You stated the condition for a match as ($A & $B) == 1 where
$A and $B are (64-bit, unsigned) integers.
Let $As = $A >> 1 and $Bs = $B >> 1.
Isn't then the original condition equivalent to ($As & $Bs) == 0 ?
For a given $A (and $As), what other $B (and $Bs) does satisfy that condition than $Bs = ~$As?
I ended up using your idea of shifting off the least significant bit (saved some time doing !($i1 & $i2) instead of ($i1 & $i2) == 1).
The criteria to be in the list is complex (and I don't want to go off-topic). The numbers are highly constrained, yet once they make it to the list, I need to find all pairs of numbers which do not share any common bits (after getting rid of the one shared lsb).
Below is an example of a valid pair. The bit-wise complement may or may not exist in the list.
#all values have been right shifted to get rid of lsb
$i1 = 0b1010_0100;
$i2 = 0b0100_1000;
#the above two numbers are a valid pair.
# yet my list may not contain either ~$i1 or ~$i2
$i1_bits_reversed = 0b0101_1011;
$i2_bits_reversed = 0b1011_0111
# the above two numbers are not a valid pair,
I must have misunderstood your condition "do not share any common bits" to mean ~($i1 XOR $i2) instead of $i1 & $i2.

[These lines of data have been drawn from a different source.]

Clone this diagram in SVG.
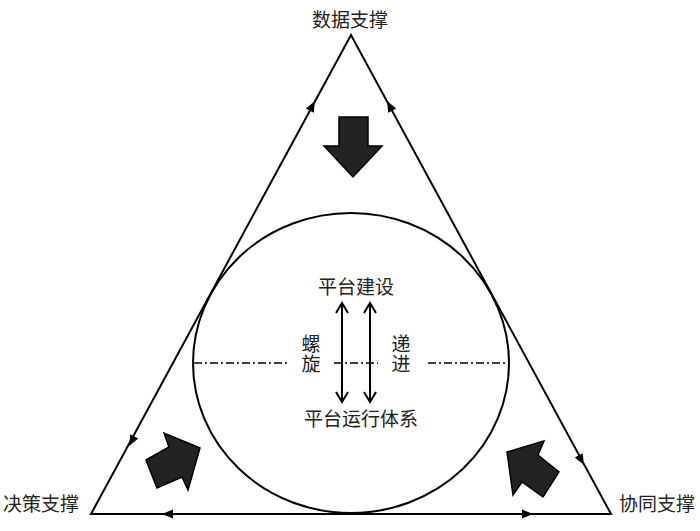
<svg xmlns="http://www.w3.org/2000/svg" width="700" height="531" viewBox="0 0 700 531">
<style>
.ln{fill:none;stroke:#000;stroke-width:2}
.lbl{font-family:"Noto Sans CJK SC","Noto Sans",sans-serif;font-size:19px;fill:#222}
.vt{writing-mode:tb;letter-spacing:1px}
.big{fill:#222;stroke:#000;stroke-width:1.5;stroke-linejoin:miter}
.dd{fill:none;stroke:#000;stroke-width:1.5;stroke-dasharray:8 3 2 3}
</style>
<defs>
<path id="ah" d="M0,0 L-11,-4.5 L-11,4.5 Z" fill="#000"/>
</defs>
<g id="connectors">
<polygon class="ln" points="351,35 91,514 611,514"/>
<use href="#ah" transform="translate(315,101) rotate(-61.5)"/>
<use href="#ah" transform="translate(129,446) rotate(118.5)"/>
<use href="#ah" transform="translate(387,101) rotate(-118.5)"/>
<use href="#ah" transform="translate(584,465) rotate(61.5)"/>
<use href="#ah" transform="translate(162,514) rotate(180)"/>
<use href="#ah" transform="translate(533,514)"/>
<line class="ln" x1="342" y1="303" x2="342" y2="402" stroke-width="1.8"/>
<polyline class="ln" points="336,313 342,303 348,313" stroke-width="1.8"/>
<polyline class="ln" points="336,392 342,402 348,392" stroke-width="1.8"/>
<line class="ln" x1="370" y1="303" x2="370" y2="402" stroke-width="1.8"/>
<polyline class="ln" points="364,313 370,303 376,313" stroke-width="1.8"/>
<polyline class="ln" points="364,392 370,402 376,392" stroke-width="1.8"/>
</g>
<g id="circle">
<ellipse class="ln" cx="351" cy="363" rx="158" ry="150"/>
<line class="dd" x1="194" y1="363" x2="288" y2="363"/>
<line class="dd" x1="334" y1="363" x2="378" y2="363"/>
<line class="dd" x1="428" y1="363" x2="508" y2="363"/>
</g>
<g id="bigArrows">
<polygon class="big" points="339,117 368,117 368,146 382,146 353,177 324,146 339,146"/>
<polygon class="big" points="146,460 169,447 164,433 200,448 188,490 182,477 157,488"/>
<polygon class="big" points="507,452 544,441 538,455 559,472 543,497 522,482 513,495"/>
</g>
<g id="node-data"><text class="lbl" x="350" y="27" text-anchor="middle">数据支撑</text></g>
<g id="node-decision"><text class="lbl" x="41" y="511" text-anchor="middle">决策支撑</text></g>
<g id="node-coop"><text class="lbl" x="657" y="511" text-anchor="middle">协同支撑</text></g>
<g id="node-build"><text class="lbl" x="356" y="294" text-anchor="middle">平台建设</text></g>
<g id="node-run"><text class="lbl" x="361" y="426" text-anchor="middle">平台运行体系</text></g>
<g id="node-spiral"><text class="lbl vt" x="311" y="334">螺旋</text></g>
<g id="node-progress"><text class="lbl vt" x="401" y="334">递进</text></g>
</svg>
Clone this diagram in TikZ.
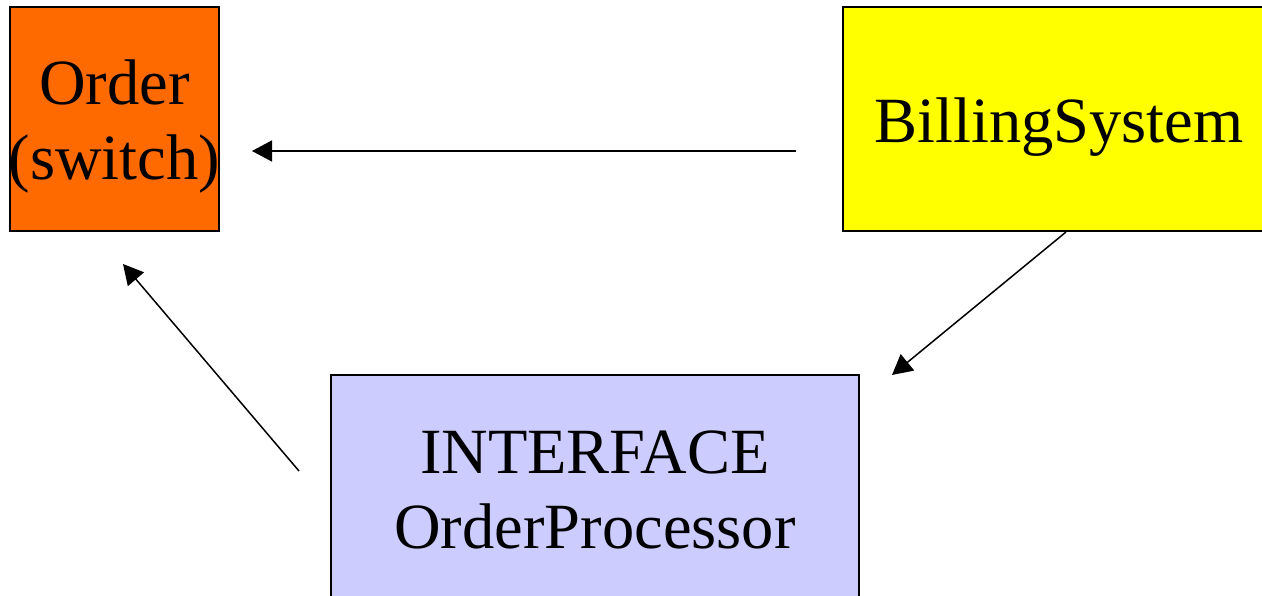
\documentclass[tikz,border=0pt]{standalone}
\usepackage{fontspec}
\setmainfont{Liberation Serif}
\usetikzlibrary{arrows.meta}
\definecolor{orderorange}{HTML}{FF6A00}
\definecolor{billyellow}{HTML}{FFFF00}
\definecolor{ifacelilac}{HTML}{CCCCFF}
\begin{document}
\begin{tikzpicture}[x=1pt,y=-1pt,
  box/.style={draw=black, line width=1.5pt, rectangle, inner sep=0pt},
  lbl/.style={font=\fontsize{64.5}{75}\selectfont, align=center, inner sep=0pt},
  flow/.style={line width=1.5pt, -{Triangle[length=20pt,width=21pt]}}]
  \useasboundingbox (0,0) rectangle (1262,596);
  \clip (0,0) rectangle (1262,596);

  % boxes
  \node[box, fill=orderorange, minimum width=209pt, minimum height=224pt] (order) at (114.5,119) {};
  \node[box, fill=billyellow, minimum width=432pt, minimum height=224pt] (billing) at (1059,119) {};
  \node[box, fill=ifacelilac, minimum width=528pt, minimum height=245pt] (iface) at (595,497.5) {};

  % labels
  \node[lbl] (order-text) at (114.5,126) {Order\\(switch)};
  \node[lbl, anchor=base] (billing-text) at (1059,143) {BillingSystem};
  \node[lbl] (iface-text) at (595,490) {INTERFACE\\OrderProcessor};

  % free arrow ends
  \coordinate (a1s) at (796,151);
  \coordinate (a1e) at (252,151);
  \coordinate (a2s) at (1066,232);
  \coordinate (a2e) at (892,375);
  \coordinate (a3s) at (299,471);
  \coordinate (a3e) at (123,264);

  \draw[flow] (a1s) -- (a1e);
  \draw[flow] (a2s) -- (a2e);
  \draw[flow] (a3s) -- (a3e);
\end{tikzpicture}
\end{document}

For example, the two numbers in the first example do "share" common bits in the sense that both bits are 0.
In this case the only valid value for a given $i1 would be ~$i1 and nothing else.
However, if the condition is $i1 & $i2 == 0, then you're right, there are several possible $i2's.
Still, you may be still better off generating the list of possible values for every existing element of the array and check those instead of blindly doing all comparisons.